ICE’s Case against Abrego-Garcia Hinges on Weak Evidence of Gang Ties

In the United States today, it can take surprisingly little to be branded a gang member—especially if you’re young, undocumented, and Latino. For Kilmer Abrego-Garcia, that designation has reshaped the course of his life. Arrested in 2019 and accused of being part of MS-13, Abrego-Garcia has spent years in immigration detention. But the supposed evidence linking him to gang activity is not only tenuous—it’s absurd.

The entire case hinges on a “Gang Field Interview Sheet” from the Prince George’s County Police Department. On March 28, 2019, Abrego-Garcia was standing in a Home Depot parking lot in Hyattsville, Maryland, along with three other individuals. Officers stopped the group after observing two people allegedly discard unknown items—later identified as small bottles of marijuana. Abrego-Garcia was not accused of discarding anything, nor was he charged with a crime. Yet the officers decided to log him as a gang member.
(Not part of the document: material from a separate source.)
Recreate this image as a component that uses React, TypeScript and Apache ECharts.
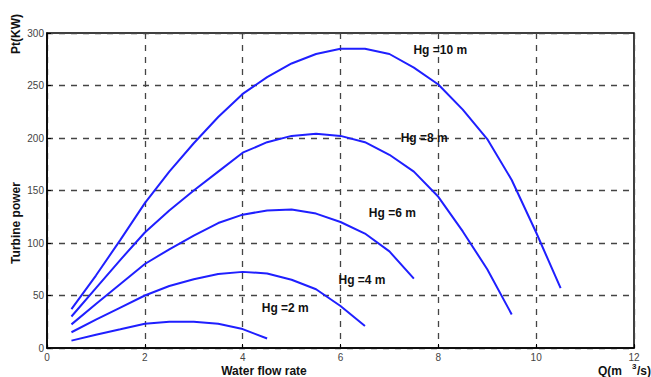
import React, { useEffect, useRef } from "react";
import * as echarts from "echarts";

const flowRates = [0.5, 1, 1.5, 2, 2.5, 3, 3.5, 4, 4.5, 5, 5.5, 6, 6.5, 7, 7.5, 8, 8.5, 9, 9.5, 10, 10.5];

const hg10 = [37, 69, 103, 138, 168, 195, 220, 242, 258, 271, 280, 285, 285, 280, 267, 251, 227, 199, 160, 110, 57];
const hg8 = [30, 57, 84, 110, 131, 150, 168, 186, 196, 202, 204, 202, 196, 184, 168, 144, 111, 75, 32];
const hg6 = [22.5, 42, 61, 80, 94, 107, 119, 127, 131, 132, 128, 120, 109, 92, 66];
const hg4 = [15, 27, 38.5, 50, 59, 65.5, 70.5, 72.5, 71, 65, 56, 40, 21];
const hg2 = [7, 12.7, 17.8, 23, 25, 25, 23, 18, 9];

const seriesNames = ["Hg =10 m", "Hg =8 m", "Hg =6 m", "Hg =4 m", "Hg =2 m"];
const seriesValues = [hg10, hg8, hg6, hg4, hg2];
const labelCoords: [number, number][] = [
  [8.04, 284],
  [7.71, 200],
  [7.06, 129],
  [6.44, 65],
  [4.87, 38],
];

const xTicks = [0, 2, 4, 6, 8, 10, 12];

export default function App() {
  const ref = useRef<HTMLDivElement>(null);
  useEffect(() => {
    document.body.style.margin = "0";
    if (!ref.current) return;
    const chart = echarts.init(ref.current, null, { renderer: "svg" });
    const font = "'Liberation Sans', Arial, sans-serif";
    const series = seriesValues.map((vals, i) => ({
      type: "line",
      name: seriesNames[i],
      data: vals.map((v, j) => [flowRates[j], v]),
      showSymbol: false,
      smooth: false,
      lineStyle: { color: "#1f1fff", width: 2 },
      markPoint: {
        symbol: "circle",
        symbolSize: 0,
        silent: true,
        label: {
          show: true,
          position: "inside",
          formatter: seriesNames[i],
          color: "#111",
          fontSize: 12,
          fontWeight: "bold",
          fontFamily: font,
        },
        data: [{ coord: labelCoords[i] }],
      },
    }));
    chart.setOption({
      animation: false,
      backgroundColor: "#fff",
      grid: {
        left: 47,
        right: 17,
        top: 33,
        bottom: 29,
        show: true,
        borderColor: "#000",
        borderWidth: 1.5,
      },
      xAxis: {
        type: "value",
        min: 0,
        max: 12,
        interval: 2,
        axisLine: { show: true, lineStyle: { color: "#000", width: 1.5 } },
        axisTick: { show: true, inside: true, length: 4, lineStyle: { color: "#000" } },
        axisLabel: {
          color: "#444",
          fontSize: 10,
          fontFamily: font,
          margin: 4,
          formatter: (v: number) => (xTicks.includes(v) ? String(v) : ""),
        },
        splitLine: {
          show: true,
          lineStyle: { color: "#444", type: [6, 6], width: 1.3 },
        },
      },
      yAxis: {
        type: "value",
        min: 0,
        max: 300,
        interval: 50,
        axisLine: { show: true, lineStyle: { color: "#000", width: 1.5 } },
        axisTick: { show: true, inside: true, length: 4, lineStyle: { color: "#000" } },
        axisLabel: { color: "#444", fontSize: 10, fontFamily: font, margin: 3 },
        splitLine: {
          show: true,
          lineStyle: { color: "#444", type: [6, 6], width: 1.3 },
        },
      },
      graphic: [
        {
          type: "text",
          x: 16,
          y: 223,
          rotation: Math.PI / 2,
          style: {
            text: "Turbine power",
            font: `bold 12px ${font}`,
            fill: "#111",
            align: "center",
            verticalAlign: "middle",
          },
        },
        {
          type: "text",
          x: 16,
          y: 34,
          rotation: Math.PI / 2,
          style: {
            text: "Pt(KW)",
            font: `bold 12px ${font}`,
            fill: "#111",
            align: "center",
            verticalAlign: "middle",
          },
        },
        {
          type: "text",
          x: 264,
          y: 371,
          style: {
            text: "Water flow rate",
            font: `bold 12px ${font}`,
            fill: "#111",
            align: "center",
            verticalAlign: "middle",
          },
        },
        {
          type: "text",
          x: 598,
          y: 371,
          style: {
            text: "Q(m",
            font: `bold 12px ${font}`,
            fill: "#111",
            align: "left",
            verticalAlign: "middle",
          },
        },
        {
          type: "text",
          x: 632,
          y: 366,
          style: {
            text: "3",
            font: `bold 8px ${font}`,
            fill: "#111",
            align: "left",
            verticalAlign: "middle",
          },
        },
        {
          type: "text",
          x: 637,
          y: 371,
          style: {
            text: "/s)",
            font: `bold 12px ${font}`,
            fill: "#111",
            align: "left",
            verticalAlign: "middle",
          },
        },
      ],
      series,
    });
    return () => chart.dispose();
  }, []);
  return <div ref={ref} style={{ width: 651, height: 377 }} />;
}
So what did they rely on? The field interview report notes that, during questioning, officers “observed he was wearing a Chicago Bulls hat and a hoodie with rolls of money covering the eyes, ears and mouth of the presidents on the separate denominations.” 

The report then makes a bold interpretive leap: “Officers know such clothing to be indicative of the Hispanic gang culture. The meaning of the clothing is to represent ‘ver, oir y callar’ or ‘see no evil, hear no evil and say no evil.’” The Chicago Bulls hat, they claimed, signified that he was “a member in good standing with the MS-13.”

No tattoos. No weapons. No direct statements. Just a sweatshirt, a hat, and an officer’s subjective interpretation. Based on this, the officers contacted a “past, proven and reliable source of information,” who told them that Abrego-Garcia was a member of the Westerns clique of MS-13 and that his gang moniker was “Chele.”

That’s the foundation of the government’s case.

This same claim—unverified, based on an unnamed informant, and triggered by a piece of clothing—appears in subsequent ICE documents, including the I-213 Record of Deportable/Inadmissible Alien. There, the narrative simply reiterates the police account: “Abrego-Garcia was validated as a member of the Mara Salvatrucha (MS13) Gang. Subject was identified as a member of the Mara Salvatrucha MS-13, ‘Chequeo’ from the Western Clique… This information was provided by [redacted] who has provided truthful accurate information in the past.”

This is guilt by association, dressed up as gang validation. It’s profiling. It’s hearsay. And it wouldn’t stand up in any courtroom with real due process protections. Yet in immigration court, it was enough to deny him bond and keep him detained.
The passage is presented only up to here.